Task to carry out » Leave the pictures out and retype the lines from the beginning through the line with "from bokeh.resources import INLINE", both ends included.

Dataset content »

━━━━━━━━━━━━━━━━

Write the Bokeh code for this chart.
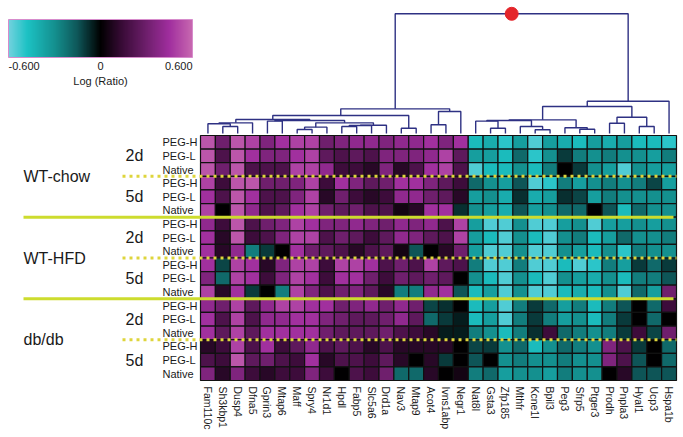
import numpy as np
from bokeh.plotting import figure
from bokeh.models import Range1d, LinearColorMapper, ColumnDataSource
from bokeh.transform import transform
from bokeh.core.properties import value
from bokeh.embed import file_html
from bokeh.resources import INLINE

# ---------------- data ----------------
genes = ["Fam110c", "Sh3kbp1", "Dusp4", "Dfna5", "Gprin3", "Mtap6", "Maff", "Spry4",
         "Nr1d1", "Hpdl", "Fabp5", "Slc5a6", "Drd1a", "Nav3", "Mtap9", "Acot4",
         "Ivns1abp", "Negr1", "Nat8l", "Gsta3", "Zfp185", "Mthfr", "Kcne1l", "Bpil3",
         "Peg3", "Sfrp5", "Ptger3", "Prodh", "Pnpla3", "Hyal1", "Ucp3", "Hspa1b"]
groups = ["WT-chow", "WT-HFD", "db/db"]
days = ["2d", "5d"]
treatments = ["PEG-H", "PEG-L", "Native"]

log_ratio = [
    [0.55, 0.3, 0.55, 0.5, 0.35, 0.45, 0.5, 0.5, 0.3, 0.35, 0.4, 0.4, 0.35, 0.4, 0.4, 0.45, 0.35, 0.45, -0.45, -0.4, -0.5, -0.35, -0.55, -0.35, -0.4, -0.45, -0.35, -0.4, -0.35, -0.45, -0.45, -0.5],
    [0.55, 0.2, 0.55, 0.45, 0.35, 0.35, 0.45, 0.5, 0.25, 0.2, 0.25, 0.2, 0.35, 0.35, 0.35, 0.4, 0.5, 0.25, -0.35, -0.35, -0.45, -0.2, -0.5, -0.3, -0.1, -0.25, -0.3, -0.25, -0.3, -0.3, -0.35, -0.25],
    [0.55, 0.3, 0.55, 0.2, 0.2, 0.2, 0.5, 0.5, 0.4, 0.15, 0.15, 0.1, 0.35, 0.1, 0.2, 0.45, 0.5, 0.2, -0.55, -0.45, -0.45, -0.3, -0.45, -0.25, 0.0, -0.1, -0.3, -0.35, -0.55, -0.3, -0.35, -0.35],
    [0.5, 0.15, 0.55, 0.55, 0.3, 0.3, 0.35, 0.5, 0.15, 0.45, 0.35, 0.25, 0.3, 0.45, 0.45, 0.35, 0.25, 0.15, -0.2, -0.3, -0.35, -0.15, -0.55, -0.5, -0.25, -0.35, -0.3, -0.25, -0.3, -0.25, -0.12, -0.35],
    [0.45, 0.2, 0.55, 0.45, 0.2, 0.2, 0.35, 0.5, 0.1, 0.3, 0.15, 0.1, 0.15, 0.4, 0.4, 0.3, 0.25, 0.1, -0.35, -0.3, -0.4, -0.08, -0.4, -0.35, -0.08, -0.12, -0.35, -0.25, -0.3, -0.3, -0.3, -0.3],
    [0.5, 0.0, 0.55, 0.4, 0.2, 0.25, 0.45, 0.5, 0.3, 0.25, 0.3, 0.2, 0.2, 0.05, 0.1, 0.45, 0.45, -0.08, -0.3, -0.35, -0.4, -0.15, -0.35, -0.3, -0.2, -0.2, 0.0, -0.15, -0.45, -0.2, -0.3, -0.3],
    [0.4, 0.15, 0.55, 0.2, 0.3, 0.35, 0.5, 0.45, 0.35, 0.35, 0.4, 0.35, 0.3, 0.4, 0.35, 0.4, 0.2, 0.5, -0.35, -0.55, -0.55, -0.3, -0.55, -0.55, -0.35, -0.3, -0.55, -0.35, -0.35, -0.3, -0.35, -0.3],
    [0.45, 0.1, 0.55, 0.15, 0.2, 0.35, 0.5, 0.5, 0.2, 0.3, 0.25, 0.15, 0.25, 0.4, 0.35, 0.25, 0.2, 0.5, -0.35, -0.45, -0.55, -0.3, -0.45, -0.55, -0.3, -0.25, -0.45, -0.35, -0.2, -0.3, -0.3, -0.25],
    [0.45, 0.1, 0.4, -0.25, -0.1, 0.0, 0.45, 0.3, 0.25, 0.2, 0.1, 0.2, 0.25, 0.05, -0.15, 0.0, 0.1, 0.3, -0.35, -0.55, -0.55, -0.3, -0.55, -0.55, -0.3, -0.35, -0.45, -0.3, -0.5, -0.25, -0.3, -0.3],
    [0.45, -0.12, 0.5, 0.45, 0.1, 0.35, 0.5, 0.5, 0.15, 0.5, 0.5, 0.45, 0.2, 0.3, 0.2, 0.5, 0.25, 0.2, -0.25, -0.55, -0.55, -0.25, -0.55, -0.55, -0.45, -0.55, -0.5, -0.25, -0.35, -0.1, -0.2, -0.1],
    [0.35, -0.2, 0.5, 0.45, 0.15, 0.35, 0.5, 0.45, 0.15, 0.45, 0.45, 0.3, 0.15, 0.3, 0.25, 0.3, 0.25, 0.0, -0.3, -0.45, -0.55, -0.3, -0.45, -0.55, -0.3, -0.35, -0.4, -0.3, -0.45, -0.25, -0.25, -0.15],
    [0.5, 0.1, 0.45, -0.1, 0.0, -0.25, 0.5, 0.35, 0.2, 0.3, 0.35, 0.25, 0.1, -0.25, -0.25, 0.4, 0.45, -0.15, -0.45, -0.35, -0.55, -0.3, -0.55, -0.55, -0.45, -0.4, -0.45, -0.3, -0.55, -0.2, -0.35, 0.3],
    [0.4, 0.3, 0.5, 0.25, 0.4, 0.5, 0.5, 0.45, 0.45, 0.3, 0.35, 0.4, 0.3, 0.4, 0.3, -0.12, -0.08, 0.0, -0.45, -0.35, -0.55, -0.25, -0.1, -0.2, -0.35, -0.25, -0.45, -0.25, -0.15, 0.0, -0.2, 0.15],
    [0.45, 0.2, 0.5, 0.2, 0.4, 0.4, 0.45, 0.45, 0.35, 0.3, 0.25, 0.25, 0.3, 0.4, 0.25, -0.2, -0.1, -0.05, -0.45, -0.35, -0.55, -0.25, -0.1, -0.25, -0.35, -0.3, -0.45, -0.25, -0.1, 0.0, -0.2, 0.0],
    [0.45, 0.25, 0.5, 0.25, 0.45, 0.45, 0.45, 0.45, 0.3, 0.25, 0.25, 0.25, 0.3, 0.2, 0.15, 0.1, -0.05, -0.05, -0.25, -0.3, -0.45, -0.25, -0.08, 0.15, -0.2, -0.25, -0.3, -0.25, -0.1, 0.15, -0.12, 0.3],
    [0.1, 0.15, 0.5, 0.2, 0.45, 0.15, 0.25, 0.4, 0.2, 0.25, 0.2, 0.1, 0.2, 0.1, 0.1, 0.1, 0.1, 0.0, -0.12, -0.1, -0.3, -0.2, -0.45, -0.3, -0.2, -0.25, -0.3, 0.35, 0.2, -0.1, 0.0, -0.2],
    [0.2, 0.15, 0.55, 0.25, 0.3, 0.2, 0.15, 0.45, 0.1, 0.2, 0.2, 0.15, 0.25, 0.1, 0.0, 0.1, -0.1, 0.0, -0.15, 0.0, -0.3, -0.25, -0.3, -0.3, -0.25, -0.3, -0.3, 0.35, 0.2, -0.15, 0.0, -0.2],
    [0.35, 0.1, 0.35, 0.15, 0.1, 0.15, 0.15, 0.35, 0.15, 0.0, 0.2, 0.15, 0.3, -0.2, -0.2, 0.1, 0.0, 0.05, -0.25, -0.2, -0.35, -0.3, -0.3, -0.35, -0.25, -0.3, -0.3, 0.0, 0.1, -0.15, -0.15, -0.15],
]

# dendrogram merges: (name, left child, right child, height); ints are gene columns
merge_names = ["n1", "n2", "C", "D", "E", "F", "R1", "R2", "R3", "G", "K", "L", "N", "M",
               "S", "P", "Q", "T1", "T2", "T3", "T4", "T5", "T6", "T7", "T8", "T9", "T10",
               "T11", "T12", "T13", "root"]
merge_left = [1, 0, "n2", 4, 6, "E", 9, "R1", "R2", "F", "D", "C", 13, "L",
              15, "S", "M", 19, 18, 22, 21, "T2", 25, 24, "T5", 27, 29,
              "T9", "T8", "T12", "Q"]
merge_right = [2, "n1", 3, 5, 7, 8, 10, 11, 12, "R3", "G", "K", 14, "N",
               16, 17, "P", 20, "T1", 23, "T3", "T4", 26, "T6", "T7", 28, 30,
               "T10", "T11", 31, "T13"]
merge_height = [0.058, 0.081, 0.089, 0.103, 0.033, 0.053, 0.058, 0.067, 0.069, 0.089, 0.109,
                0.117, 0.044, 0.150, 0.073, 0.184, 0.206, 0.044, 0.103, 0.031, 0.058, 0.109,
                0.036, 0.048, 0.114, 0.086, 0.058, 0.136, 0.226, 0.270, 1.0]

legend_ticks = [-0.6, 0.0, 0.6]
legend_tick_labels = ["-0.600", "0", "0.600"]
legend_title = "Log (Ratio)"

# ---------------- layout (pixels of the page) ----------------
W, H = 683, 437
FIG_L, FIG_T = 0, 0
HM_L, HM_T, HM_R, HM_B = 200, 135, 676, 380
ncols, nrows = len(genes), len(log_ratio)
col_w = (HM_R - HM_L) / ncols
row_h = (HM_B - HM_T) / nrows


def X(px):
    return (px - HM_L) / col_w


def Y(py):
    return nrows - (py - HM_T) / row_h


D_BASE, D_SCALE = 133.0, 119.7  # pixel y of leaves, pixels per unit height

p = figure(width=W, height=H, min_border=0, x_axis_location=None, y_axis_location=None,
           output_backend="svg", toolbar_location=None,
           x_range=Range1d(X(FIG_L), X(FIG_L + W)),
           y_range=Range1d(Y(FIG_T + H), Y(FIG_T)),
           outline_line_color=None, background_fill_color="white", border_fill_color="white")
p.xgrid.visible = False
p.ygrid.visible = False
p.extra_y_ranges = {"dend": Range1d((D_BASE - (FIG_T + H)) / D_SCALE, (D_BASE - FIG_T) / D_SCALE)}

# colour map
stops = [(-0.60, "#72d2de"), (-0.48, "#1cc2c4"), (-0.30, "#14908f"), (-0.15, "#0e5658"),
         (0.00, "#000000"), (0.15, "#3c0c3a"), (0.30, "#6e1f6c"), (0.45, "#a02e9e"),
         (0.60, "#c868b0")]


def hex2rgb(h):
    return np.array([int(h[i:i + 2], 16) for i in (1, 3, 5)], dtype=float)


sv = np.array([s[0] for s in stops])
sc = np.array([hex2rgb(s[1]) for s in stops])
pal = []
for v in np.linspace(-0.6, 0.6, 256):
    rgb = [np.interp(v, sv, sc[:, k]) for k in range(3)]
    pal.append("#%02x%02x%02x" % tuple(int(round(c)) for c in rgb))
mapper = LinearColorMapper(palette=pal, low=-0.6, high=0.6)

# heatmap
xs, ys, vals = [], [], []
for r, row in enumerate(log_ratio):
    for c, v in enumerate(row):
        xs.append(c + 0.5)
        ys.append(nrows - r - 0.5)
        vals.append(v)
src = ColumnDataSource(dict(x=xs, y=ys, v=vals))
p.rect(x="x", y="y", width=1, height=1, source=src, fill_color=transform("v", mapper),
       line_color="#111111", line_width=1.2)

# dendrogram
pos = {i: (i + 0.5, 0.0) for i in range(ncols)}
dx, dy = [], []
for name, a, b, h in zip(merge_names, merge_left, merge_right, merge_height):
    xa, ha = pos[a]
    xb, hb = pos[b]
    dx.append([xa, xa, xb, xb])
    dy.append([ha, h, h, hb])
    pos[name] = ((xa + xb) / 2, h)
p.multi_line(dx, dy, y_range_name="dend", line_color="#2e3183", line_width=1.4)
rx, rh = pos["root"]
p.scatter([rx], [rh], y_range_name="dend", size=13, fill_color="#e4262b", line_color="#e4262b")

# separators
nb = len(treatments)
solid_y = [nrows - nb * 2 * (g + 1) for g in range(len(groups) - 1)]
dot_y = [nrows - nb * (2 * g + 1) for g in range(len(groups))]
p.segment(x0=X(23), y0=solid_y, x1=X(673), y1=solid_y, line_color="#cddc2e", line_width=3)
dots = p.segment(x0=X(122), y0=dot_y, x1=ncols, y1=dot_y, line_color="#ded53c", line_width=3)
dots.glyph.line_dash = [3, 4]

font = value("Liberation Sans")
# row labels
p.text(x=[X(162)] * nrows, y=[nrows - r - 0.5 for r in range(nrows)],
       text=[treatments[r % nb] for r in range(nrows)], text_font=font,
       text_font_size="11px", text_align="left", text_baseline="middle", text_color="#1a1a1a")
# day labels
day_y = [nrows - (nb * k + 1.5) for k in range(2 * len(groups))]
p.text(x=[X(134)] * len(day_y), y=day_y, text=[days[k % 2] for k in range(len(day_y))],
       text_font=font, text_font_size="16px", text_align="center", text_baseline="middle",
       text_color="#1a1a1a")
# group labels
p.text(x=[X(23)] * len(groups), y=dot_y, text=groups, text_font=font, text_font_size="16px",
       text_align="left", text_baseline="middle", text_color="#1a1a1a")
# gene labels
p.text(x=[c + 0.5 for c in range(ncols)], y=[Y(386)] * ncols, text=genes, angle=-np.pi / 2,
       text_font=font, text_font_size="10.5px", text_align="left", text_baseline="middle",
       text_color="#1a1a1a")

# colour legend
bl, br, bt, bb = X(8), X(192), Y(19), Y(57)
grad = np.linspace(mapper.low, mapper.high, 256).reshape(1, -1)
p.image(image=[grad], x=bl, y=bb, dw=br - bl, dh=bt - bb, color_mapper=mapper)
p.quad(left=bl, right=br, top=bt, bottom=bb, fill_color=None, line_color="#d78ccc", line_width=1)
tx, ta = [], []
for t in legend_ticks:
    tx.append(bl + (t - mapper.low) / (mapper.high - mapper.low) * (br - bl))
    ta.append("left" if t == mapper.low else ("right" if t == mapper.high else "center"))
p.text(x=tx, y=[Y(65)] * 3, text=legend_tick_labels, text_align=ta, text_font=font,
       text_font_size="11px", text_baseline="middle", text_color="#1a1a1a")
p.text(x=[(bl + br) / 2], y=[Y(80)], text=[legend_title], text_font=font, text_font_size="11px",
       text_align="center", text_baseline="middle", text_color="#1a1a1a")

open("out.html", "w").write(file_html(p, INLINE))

━━━━━━━━━━━━━━━━

Problem solution »
Write the Bokeh code for this chart.
import numpy as np
from bokeh.plotting import figure
from bokeh.models import Range1d, LinearColorMapper, ColumnDataSource
from bokeh.transform import transform
from bokeh.core.properties import value
from bokeh.embed import file_html
from bokeh.resources import INLINE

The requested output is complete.